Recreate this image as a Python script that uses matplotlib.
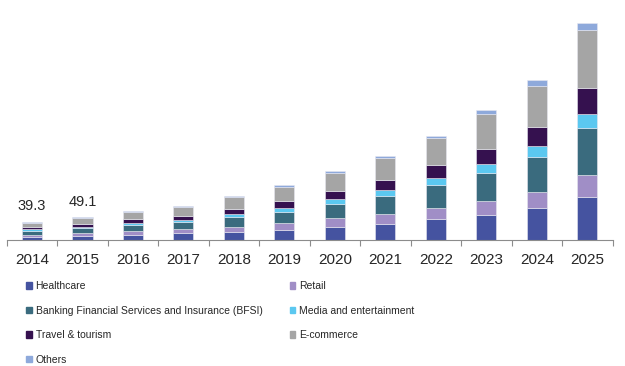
import numpy as np
import matplotlib
matplotlib.use('Agg')
import matplotlib.pyplot as plt
from matplotlib.patches import Patch

plt.rcParams['font.family'] = ['Liberation Sans', 'DejaVu Sans']

# data (USD billion)
years = ['2014', '2015', '2016', '2017', '2018', '2019',
         '2020', '2021', '2022', '2023', '2024', '2025']
healthcare = [5.7, 9.2, 11.4, 14.2, 17.8, 22.1, 28.6, 34.4, 45.2, 54.4, 68.2, 93.1]
retail = [5.9, 6.4, 8.0, 8.6, 11.4, 15.7, 18.7, 21.5, 23.7, 30.1, 34.4, 45.8]
bfsi = [8.7, 10.0, 12.9, 15.1, 20.9, 23.0, 30.1, 39.3, 50.1, 60.8, 76.8, 103.2]
media = [2.8, 3.4, 3.4, 5.2, 5.8, 8.0, 10.8, 12.9, 13.5, 17.8, 22.1, 30.1]
travel = [4.4, 5.1, 8.6, 9.2, 12.0, 15.7, 17.8, 22.1, 28.0, 33.8, 40.9, 55.9]
ecommerce = [9.6, 12.8, 15.1, 17.8, 23.7, 28.6, 37.2, 47.3, 58.7, 73.7, 89.7, 124.1]
others = [2.2, 2.2, 2.2, 2.2, 3.0, 5.2, 4.3, 4.3, 4.9, 8.6, 12.9, 14.4]
annotated = {0: '39.3', 1: '49.1'}

series = [
    ('Healthcare', healthcare, '#4553a0'),
    ('Retail', retail, '#a08ec6'),
    ('Banking Financial Services and Insurance (BFSI)', bfsi, '#3a6b7e'),
    ('Media and entertainment', media, '#5bc8f0'),
    ('Travel & tourism', travel, '#35114f'),
    ('E-commerce', ecommerce, '#a5a5a5'),
    ('Others', others, '#8ea9db'),
]

fig = plt.figure(figsize=(6.25, 3.66), dpi=100)
ax = fig.add_axes([0.0107, 0.344, 0.9693, 0.615])

x = np.arange(len(years))
bottom = np.zeros(len(years))
for name, vals, col in series:
    ax.bar(x, vals, 0.4, bottom=bottom, color=col, edgecolor='#e8e8f0', linewidth=0.4, label=name)
    bottom += np.array(vals)

for i, txt in annotated.items():
    ax.annotate(txt, (x[i], bottom[i]), xytext=(0, 6), textcoords='offset points',
                ha='center', va='bottom', fontsize=10.5, color='#262626')

ax.set_xlim(-0.5, 11.5)
ax.set_ylim(0, 484)
ax.set_yticks([])
for s in ['left', 'right', 'top']:
    ax.spines[s].set_visible(False)
ax.spines['bottom'].set_color('#8c8c8c')
ax.spines['bottom'].set_linewidth(0.8)
ax.set_xticks(x)
ax.set_xticklabels(years, fontsize=11, color='#262626')
ax.tick_params(axis='x', which='major', length=0, pad=9)
ax.set_xticks(np.arange(-0.5, 12, 1), minor=True)
ax.tick_params(axis='x', which='minor', length=4, color='#8c8c8c', width=0.8)

# legend, row-major order like the original
handles = [Patch(color=c) for _, _, c in series]
labels = [n for n, _, _ in series]
order = [0, 2, 4, 6, 1, 3, 5]
fig.legend([handles[i] for i in order], [labels[i] for i in order],
           loc='upper left', bbox_to_anchor=(0.042, 0.232), ncol=2, frameon=False,
           fontsize=7.5, handlelength=0.55, handleheight=0.55, handletextpad=0.35,
           labelspacing=1.4, columnspacing=2.6, borderaxespad=0, borderpad=0,
           labelcolor='#262626')

fig.savefig('out.png', dpi=100)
========================
Your objective: Without the pictures, write out all of the material exactly.

Completed exercise:
Recreate this image as a Python script that uses matplotlib.
import numpy as np
import matplotlib
matplotlib.use('Agg')
import matplotlib.pyplot as plt
from matplotlib.patches import Patch

plt.rcParams['font.family'] = ['Liberation Sans', 'DejaVu Sans']

# data (USD billion)
years = ['2014', '2015', '2016', '2017', '2018', '2019',
         '2020', '2021', '2022', '2023', '2024', '2025']
healthcare = [5.7, 9.2, 11.4, 14.2, 17.8, 22.1, 28.6, 34.4, 45.2, 54.4, 68.2, 93.1]
retail = [5.9, 6.4, 8.0, 8.6, 11.4, 15.7, 18.7, 21.5, 23.7, 30.1, 34.4, 45.8]
bfsi = [8.7, 10.0, 12.9, 15.1, 20.9, 23.0, 30.1, 39.3, 50.1, 60.8, 76.8, 103.2]
media = [2.8, 3.4, 3.4, 5.2, 5.8, 8.0, 10.8, 12.9, 13.5, 17.8, 22.1, 30.1]
travel = [4.4, 5.1, 8.6, 9.2, 12.0, 15.7, 17.8, 22.1, 28.0, 33.8, 40.9, 55.9]
ecommerce = [9.6, 12.8, 15.1, 17.8, 23.7, 28.6, 37.2, 47.3, 58.7, 73.7, 89.7, 124.1]
others = [2.2, 2.2, 2.2, 2.2, 3.0, 5.2, 4.3, 4.3, 4.9, 8.6, 12.9, 14.4]
annotated = {0: '39.3', 1: '49.1'}

series = [
    ('Healthcare', healthcare, '#4553a0'),
    ('Retail', retail, '#a08ec6'),
    ('Banking Financial Services and Insurance (BFSI)', bfsi, '#3a6b7e'),
    ('Media and entertainment', media, '#5bc8f0'),
    ('Travel & tourism', travel, '#35114f'),
    ('E-commerce', ecommerce, '#a5a5a5'),
    ('Others', others, '#8ea9db'),
]

fig = plt.figure(figsize=(6.25, 3.66), dpi=100)
ax = fig.add_axes([0.0107, 0.344, 0.9693, 0.615])

x = np.arange(len(years))
bottom = np.zeros(len(years))
for name, vals, col in series:
    ax.bar(x, vals, 0.4, bottom=bottom, color=col, edgecolor='#e8e8f0', linewidth=0.4, label=name)
    bottom += np.array(vals)

for i, txt in annotated.items():
    ax.annotate(txt, (x[i], bottom[i]), xytext=(0, 6), textcoords='offset points',
                ha='center', va='bottom', fontsize=10.5, color='#262626')

ax.set_xlim(-0.5, 11.5)
ax.set_ylim(0, 484)
ax.set_yticks([])
for s in ['left', 'right', 'top']:
    ax.spines[s].set_visible(False)
ax.spines['bottom'].set_color('#8c8c8c')
ax.spines['bottom'].set_linewidth(0.8)
ax.set_xticks(x)
ax.set_xticklabels(years, fontsize=11, color='#262626')
ax.tick_params(axis='x', which='major', length=0, pad=9)
ax.set_xticks(np.arange(-0.5, 12, 1), minor=True)
ax.tick_params(axis='x', which='minor', length=4, color='#8c8c8c', width=0.8)

# legend, row-major order like the original
handles = [Patch(color=c) for _, _, c in series]
labels = [n for n, _, _ in series]
order = [0, 2, 4, 6, 1, 3, 5]
fig.legend([handles[i] for i in order], [labels[i] for i in order],
           loc='upper left', bbox_to_anchor=(0.042, 0.232), ncol=2, frameon=False,
           fontsize=7.5, handlelength=0.55, handleheight=0.55, handletextpad=0.35,
           labelspacing=1.4, columnspacing=2.6, borderaxespad=0, borderpad=0,
           labelcolor='#262626')

fig.savefig('out.png', dpi=100)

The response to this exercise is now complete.